● Exercise aim
Out of all the lines below, count those with the word "chart". Give the number only.
Provided data start
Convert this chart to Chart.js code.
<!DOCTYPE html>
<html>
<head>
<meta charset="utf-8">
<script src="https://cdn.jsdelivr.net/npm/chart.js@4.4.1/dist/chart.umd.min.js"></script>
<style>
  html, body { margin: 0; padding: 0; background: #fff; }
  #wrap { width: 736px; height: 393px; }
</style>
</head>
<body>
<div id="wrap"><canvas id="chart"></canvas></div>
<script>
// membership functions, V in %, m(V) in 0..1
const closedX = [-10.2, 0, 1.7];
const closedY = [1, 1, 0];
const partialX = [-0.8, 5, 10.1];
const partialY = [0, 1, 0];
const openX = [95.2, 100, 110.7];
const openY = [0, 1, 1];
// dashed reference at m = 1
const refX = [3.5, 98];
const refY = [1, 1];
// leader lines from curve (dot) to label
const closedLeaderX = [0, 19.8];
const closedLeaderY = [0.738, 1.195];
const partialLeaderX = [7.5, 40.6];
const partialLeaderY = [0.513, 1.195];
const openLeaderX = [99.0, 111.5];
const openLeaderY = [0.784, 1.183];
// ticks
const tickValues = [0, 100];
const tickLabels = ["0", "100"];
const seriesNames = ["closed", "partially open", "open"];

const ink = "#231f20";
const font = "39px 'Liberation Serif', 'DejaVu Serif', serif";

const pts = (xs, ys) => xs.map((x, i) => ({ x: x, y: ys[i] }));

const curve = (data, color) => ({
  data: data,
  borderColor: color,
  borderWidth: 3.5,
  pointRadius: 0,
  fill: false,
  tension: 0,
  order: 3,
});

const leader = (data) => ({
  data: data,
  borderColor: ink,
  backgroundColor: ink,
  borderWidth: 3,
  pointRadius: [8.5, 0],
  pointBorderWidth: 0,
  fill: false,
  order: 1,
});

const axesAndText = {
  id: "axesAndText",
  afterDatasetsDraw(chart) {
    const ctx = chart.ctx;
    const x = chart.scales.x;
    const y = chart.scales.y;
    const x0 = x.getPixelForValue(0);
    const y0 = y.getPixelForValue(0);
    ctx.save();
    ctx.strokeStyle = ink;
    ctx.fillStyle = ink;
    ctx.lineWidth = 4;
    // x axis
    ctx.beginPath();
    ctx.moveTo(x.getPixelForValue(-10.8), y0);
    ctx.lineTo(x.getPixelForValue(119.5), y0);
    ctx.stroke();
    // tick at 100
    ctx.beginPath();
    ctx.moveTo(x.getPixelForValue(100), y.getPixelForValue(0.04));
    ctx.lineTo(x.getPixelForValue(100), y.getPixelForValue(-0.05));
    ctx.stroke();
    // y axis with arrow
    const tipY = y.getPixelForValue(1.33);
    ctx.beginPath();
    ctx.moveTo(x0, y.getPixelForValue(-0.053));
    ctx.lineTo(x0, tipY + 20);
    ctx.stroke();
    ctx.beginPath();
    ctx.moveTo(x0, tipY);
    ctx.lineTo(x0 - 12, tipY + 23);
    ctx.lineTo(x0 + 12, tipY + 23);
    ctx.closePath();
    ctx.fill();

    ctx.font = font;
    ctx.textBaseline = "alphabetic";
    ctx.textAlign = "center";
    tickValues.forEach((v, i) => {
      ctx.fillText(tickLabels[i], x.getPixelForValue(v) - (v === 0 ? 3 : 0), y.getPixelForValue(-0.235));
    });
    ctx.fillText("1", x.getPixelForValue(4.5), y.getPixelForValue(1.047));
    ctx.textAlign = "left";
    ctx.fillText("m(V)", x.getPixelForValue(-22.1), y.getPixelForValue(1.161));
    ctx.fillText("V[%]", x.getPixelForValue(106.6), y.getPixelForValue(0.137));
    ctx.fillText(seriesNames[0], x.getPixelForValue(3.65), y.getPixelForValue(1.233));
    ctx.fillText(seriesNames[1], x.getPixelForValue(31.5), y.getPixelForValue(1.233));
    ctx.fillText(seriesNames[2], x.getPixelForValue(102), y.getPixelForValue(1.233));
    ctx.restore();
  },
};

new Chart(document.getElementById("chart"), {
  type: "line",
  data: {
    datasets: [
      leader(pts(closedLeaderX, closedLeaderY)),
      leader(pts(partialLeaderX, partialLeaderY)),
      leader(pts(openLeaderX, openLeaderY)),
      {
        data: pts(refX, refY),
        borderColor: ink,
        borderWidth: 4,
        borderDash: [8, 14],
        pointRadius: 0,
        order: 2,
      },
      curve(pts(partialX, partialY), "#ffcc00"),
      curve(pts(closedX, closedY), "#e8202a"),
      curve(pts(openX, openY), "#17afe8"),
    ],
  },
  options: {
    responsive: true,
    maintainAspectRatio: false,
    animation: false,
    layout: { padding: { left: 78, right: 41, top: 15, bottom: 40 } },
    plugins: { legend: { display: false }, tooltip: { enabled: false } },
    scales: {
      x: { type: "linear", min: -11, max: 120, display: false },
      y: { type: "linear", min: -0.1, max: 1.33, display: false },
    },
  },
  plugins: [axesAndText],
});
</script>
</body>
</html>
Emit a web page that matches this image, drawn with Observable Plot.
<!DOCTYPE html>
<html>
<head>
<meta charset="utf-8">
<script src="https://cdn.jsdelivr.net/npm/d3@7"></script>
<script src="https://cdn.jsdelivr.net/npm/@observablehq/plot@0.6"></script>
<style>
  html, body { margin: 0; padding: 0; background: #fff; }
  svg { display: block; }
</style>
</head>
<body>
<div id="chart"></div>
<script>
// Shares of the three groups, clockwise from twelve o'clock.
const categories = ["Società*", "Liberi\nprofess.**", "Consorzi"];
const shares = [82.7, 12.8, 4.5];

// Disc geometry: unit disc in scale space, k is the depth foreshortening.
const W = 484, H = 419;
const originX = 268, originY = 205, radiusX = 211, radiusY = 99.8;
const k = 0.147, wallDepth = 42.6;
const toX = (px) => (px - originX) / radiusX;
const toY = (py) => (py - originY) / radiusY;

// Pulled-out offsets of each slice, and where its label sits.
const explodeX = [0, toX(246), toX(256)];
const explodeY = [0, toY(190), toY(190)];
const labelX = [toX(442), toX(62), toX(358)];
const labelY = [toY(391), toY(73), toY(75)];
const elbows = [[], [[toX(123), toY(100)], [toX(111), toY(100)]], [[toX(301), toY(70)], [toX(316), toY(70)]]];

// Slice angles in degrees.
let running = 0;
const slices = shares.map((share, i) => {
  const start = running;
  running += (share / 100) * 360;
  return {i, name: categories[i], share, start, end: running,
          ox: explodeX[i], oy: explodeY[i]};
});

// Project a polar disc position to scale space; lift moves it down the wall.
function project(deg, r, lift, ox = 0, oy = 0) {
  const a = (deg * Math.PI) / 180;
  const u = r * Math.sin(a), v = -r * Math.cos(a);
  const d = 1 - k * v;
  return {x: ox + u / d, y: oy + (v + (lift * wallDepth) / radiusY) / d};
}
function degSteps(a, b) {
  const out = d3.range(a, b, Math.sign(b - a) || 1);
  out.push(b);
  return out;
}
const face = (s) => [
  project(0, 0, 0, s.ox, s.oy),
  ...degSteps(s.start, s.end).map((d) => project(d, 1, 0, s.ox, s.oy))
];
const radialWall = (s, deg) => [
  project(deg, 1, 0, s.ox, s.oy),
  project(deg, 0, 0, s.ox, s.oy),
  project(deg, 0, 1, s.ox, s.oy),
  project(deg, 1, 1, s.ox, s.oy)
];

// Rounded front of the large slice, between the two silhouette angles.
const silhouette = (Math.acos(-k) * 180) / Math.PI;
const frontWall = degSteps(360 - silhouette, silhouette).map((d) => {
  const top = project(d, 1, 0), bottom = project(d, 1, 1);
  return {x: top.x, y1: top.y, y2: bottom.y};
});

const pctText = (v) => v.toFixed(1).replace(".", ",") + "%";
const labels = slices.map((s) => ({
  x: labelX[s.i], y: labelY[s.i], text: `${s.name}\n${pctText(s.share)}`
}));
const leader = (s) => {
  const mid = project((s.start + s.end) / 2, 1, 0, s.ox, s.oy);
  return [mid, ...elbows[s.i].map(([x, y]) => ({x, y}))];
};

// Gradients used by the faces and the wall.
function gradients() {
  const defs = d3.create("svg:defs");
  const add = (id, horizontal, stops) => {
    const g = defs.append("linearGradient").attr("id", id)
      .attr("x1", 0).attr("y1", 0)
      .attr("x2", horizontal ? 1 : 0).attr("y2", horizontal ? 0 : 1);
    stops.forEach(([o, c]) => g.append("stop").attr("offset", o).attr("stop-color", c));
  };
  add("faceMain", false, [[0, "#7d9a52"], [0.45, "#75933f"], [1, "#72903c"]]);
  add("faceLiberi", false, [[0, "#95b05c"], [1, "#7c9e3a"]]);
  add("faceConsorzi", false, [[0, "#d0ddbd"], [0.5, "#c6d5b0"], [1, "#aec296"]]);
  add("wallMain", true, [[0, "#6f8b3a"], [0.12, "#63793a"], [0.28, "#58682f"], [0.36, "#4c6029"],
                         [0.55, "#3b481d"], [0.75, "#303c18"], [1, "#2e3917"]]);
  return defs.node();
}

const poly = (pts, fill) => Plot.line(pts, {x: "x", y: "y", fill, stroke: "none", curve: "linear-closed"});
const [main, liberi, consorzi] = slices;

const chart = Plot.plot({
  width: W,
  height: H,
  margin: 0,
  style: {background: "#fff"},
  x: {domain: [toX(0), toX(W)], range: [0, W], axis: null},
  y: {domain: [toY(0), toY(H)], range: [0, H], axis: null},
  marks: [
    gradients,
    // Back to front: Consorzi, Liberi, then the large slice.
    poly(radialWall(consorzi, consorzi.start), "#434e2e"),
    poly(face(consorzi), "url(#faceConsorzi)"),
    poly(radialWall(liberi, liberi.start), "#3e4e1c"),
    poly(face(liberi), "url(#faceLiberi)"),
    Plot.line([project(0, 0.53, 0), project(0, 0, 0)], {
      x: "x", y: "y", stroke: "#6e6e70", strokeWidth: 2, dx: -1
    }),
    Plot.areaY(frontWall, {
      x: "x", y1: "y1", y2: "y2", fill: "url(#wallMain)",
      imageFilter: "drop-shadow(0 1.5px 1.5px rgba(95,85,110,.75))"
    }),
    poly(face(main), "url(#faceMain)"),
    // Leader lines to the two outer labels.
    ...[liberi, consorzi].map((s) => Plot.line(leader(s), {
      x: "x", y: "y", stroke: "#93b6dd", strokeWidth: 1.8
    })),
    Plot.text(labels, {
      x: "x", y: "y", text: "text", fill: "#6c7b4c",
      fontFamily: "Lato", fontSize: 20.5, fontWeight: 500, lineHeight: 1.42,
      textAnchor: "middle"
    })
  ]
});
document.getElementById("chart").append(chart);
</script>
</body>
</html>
Provided data end
● Solution for this task
11